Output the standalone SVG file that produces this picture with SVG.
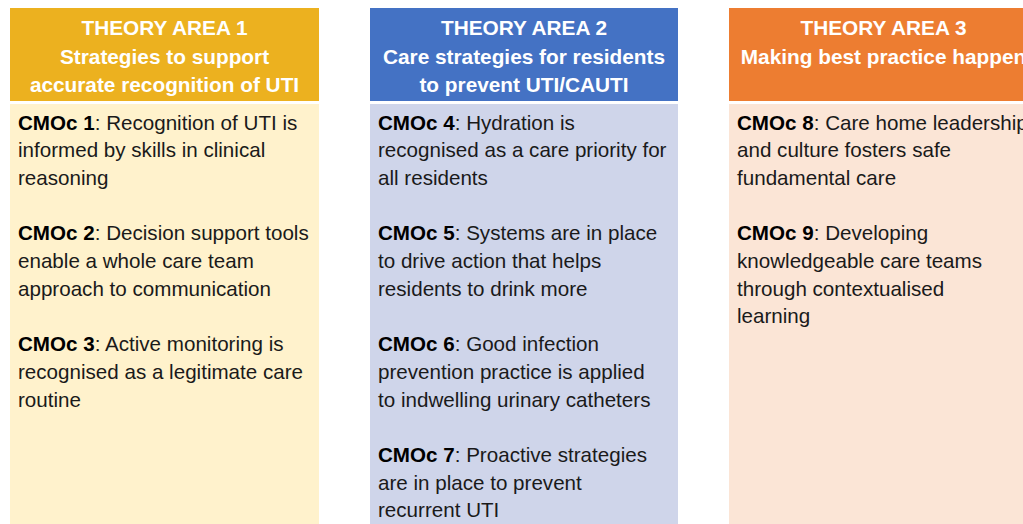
<svg xmlns="http://www.w3.org/2000/svg" width="1023" height="524" viewBox="0 0 1023 524">
<style>
.hd{font-family:"Liberation Sans",Arial,sans-serif;font-weight:bold;font-size:20.8px;fill:#ffffff;text-anchor:middle}
.bd{font-family:"Liberation Sans",Arial,sans-serif;font-size:20.6px;fill:#1a1a1a}
.b{font-weight:bold;fill:#000}
</style>
<rect x="0" y="0" width="1023" height="524" fill="#ffffff"/>
<g id="theory-area-1">
<rect x="10" y="8" width="309" height="93" fill="#ECB11F"/>
<rect x="10" y="104" width="309" height="420" fill="#FFF2CC"/>
<text class="hd"><tspan x="164.5" y="35">THEORY AREA 1</tspan><tspan x="164.5" y="63.5">Strategies to support</tspan><tspan x="164.5" y="92">accurate recognition of UTI</tspan></text>
<text class="bd"><tspan x="18" y="129.5"><tspan class="b">CMOc 1</tspan>: Recognition of UTI is</tspan><tspan x="18" y="157.2">informed by skills in clinical</tspan><tspan x="18" y="184.9">reasoning</tspan><tspan x="18" y="240.3"><tspan class="b">CMOc 2</tspan>: Decision support tools</tspan><tspan x="18" y="268">enable a whole care team</tspan><tspan x="18" y="295.7">approach to communication</tspan><tspan x="18" y="351.1"><tspan class="b">CMOc 3</tspan>: Active monitoring is</tspan><tspan x="18" y="378.8">recognised as a legitimate care</tspan><tspan x="18" y="406.5">routine</tspan></text>
</g>
<g id="theory-area-2">
<rect x="370" y="8" width="308" height="93" fill="#4472C4"/>
<rect x="370" y="104" width="308" height="420" fill="#CFD5EA"/>
<text class="hd"><tspan x="524" y="35">THEORY AREA 2</tspan><tspan x="524" y="63.5">Care strategies for residents</tspan><tspan x="524" y="92">to prevent UTI/CAUTI</tspan></text>
<text class="bd"><tspan x="378" y="129.5"><tspan class="b">CMOc 4</tspan>: Hydration is</tspan><tspan x="378" y="157.2">recognised as a care priority for</tspan><tspan x="378" y="184.9">all residents</tspan><tspan x="378" y="240.3"><tspan class="b">CMOc 5</tspan>: Systems are in place</tspan><tspan x="378" y="268">to drive action that helps</tspan><tspan x="378" y="295.7">residents to drink more</tspan><tspan x="378" y="351.1"><tspan class="b">CMOc 6</tspan>: Good infection</tspan><tspan x="378" y="378.8">prevention practice is applied</tspan><tspan x="378" y="406.5">to indwelling urinary catheters</tspan><tspan x="378" y="461.9"><tspan class="b">CMOc 7</tspan>: Proactive strategies</tspan><tspan x="378" y="489.6">are in place to prevent</tspan><tspan x="378" y="517.3">recurrent UTI</tspan></text>
</g>
<g id="theory-area-3">
<rect x="729" y="8" width="309" height="93" fill="#ED7D31"/>
<rect x="729" y="104" width="309" height="420" fill="#FBE5D6"/>
<text class="hd"><tspan x="883.5" y="35">THEORY AREA 3</tspan><tspan x="883.5" y="63.5">Making best practice happen</tspan></text>
<text class="bd"><tspan x="737" y="129.5"><tspan class="b">CMOc 8</tspan>: Care home leadership</tspan><tspan x="737" y="157.2">and culture fosters safe</tspan><tspan x="737" y="184.9">fundamental care</tspan><tspan x="737" y="240.3"><tspan class="b">CMOc 9</tspan>: Developing</tspan><tspan x="737" y="268">knowledgeable care teams</tspan><tspan x="737" y="295.7">through contextualised</tspan><tspan x="737" y="323.4">learning</tspan></text>
</g>
<g id="connectors"></g>
</svg>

* * *

> _Problem to work on_:
Without including any pictures, reproduce the listing exactly.

> _Written reply_:
Output the standalone SVG file that produces this picture with SVG.
<svg xmlns="http://www.w3.org/2000/svg" width="1023" height="524" viewBox="0 0 1023 524">
<style>
.hd{font-family:"Liberation Sans",Arial,sans-serif;font-weight:bold;font-size:20.8px;fill:#ffffff;text-anchor:middle}
.bd{font-family:"Liberation Sans",Arial,sans-serif;font-size:20.6px;fill:#1a1a1a}
.b{font-weight:bold;fill:#000}
</style>
<rect x="0" y="0" width="1023" height="524" fill="#ffffff"/>
<g id="theory-area-1">
<rect x="10" y="8" width="309" height="93" fill="#ECB11F"/>
<rect x="10" y="104" width="309" height="420" fill="#FFF2CC"/>
<text class="hd"><tspan x="164.5" y="35">THEORY AREA 1</tspan><tspan x="164.5" y="63.5">Strategies to support</tspan><tspan x="164.5" y="92">accurate recognition of UTI</tspan></text>
<text class="bd"><tspan x="18" y="129.5"><tspan class="b">CMOc 1</tspan>: Recognition of UTI is</tspan><tspan x="18" y="157.2">informed by skills in clinical</tspan><tspan x="18" y="184.9">reasoning</tspan><tspan x="18" y="240.3"><tspan class="b">CMOc 2</tspan>: Decision support tools</tspan><tspan x="18" y="268">enable a whole care team</tspan><tspan x="18" y="295.7">approach to communication</tspan><tspan x="18" y="351.1"><tspan class="b">CMOc 3</tspan>: Active monitoring is</tspan><tspan x="18" y="378.8">recognised as a legitimate care</tspan><tspan x="18" y="406.5">routine</tspan></text>
</g>
<g id="theory-area-2">
<rect x="370" y="8" width="308" height="93" fill="#4472C4"/>
<rect x="370" y="104" width="308" height="420" fill="#CFD5EA"/>
<text class="hd"><tspan x="524" y="35">THEORY AREA 2</tspan><tspan x="524" y="63.5">Care strategies for residents</tspan><tspan x="524" y="92">to prevent UTI/CAUTI</tspan></text>
<text class="bd"><tspan x="378" y="129.5"><tspan class="b">CMOc 4</tspan>: Hydration is</tspan><tspan x="378" y="157.2">recognised as a care priority for</tspan><tspan x="378" y="184.9">all residents</tspan><tspan x="378" y="240.3"><tspan class="b">CMOc 5</tspan>: Systems are in place</tspan><tspan x="378" y="268">to drive action that helps</tspan><tspan x="378" y="295.7">residents to drink more</tspan><tspan x="378" y="351.1"><tspan class="b">CMOc 6</tspan>: Good infection</tspan><tspan x="378" y="378.8">prevention practice is applied</tspan><tspan x="378" y="406.5">to indwelling urinary catheters</tspan><tspan x="378" y="461.9"><tspan class="b">CMOc 7</tspan>: Proactive strategies</tspan><tspan x="378" y="489.6">are in place to prevent</tspan><tspan x="378" y="517.3">recurrent UTI</tspan></text>
</g>
<g id="theory-area-3">
<rect x="729" y="8" width="309" height="93" fill="#ED7D31"/>
<rect x="729" y="104" width="309" height="420" fill="#FBE5D6"/>
<text class="hd"><tspan x="883.5" y="35">THEORY AREA 3</tspan><tspan x="883.5" y="63.5">Making best practice happen</tspan></text>
<text class="bd"><tspan x="737" y="129.5"><tspan class="b">CMOc 8</tspan>: Care home leadership</tspan><tspan x="737" y="157.2">and culture fosters safe</tspan><tspan x="737" y="184.9">fundamental care</tspan><tspan x="737" y="240.3"><tspan class="b">CMOc 9</tspan>: Developing</tspan><tspan x="737" y="268">knowledgeable care teams</tspan><tspan x="737" y="295.7">through contextualised</tspan><tspan x="737" y="323.4">learning</tspan></text>
</g>
<g id="connectors"></g>
</svg>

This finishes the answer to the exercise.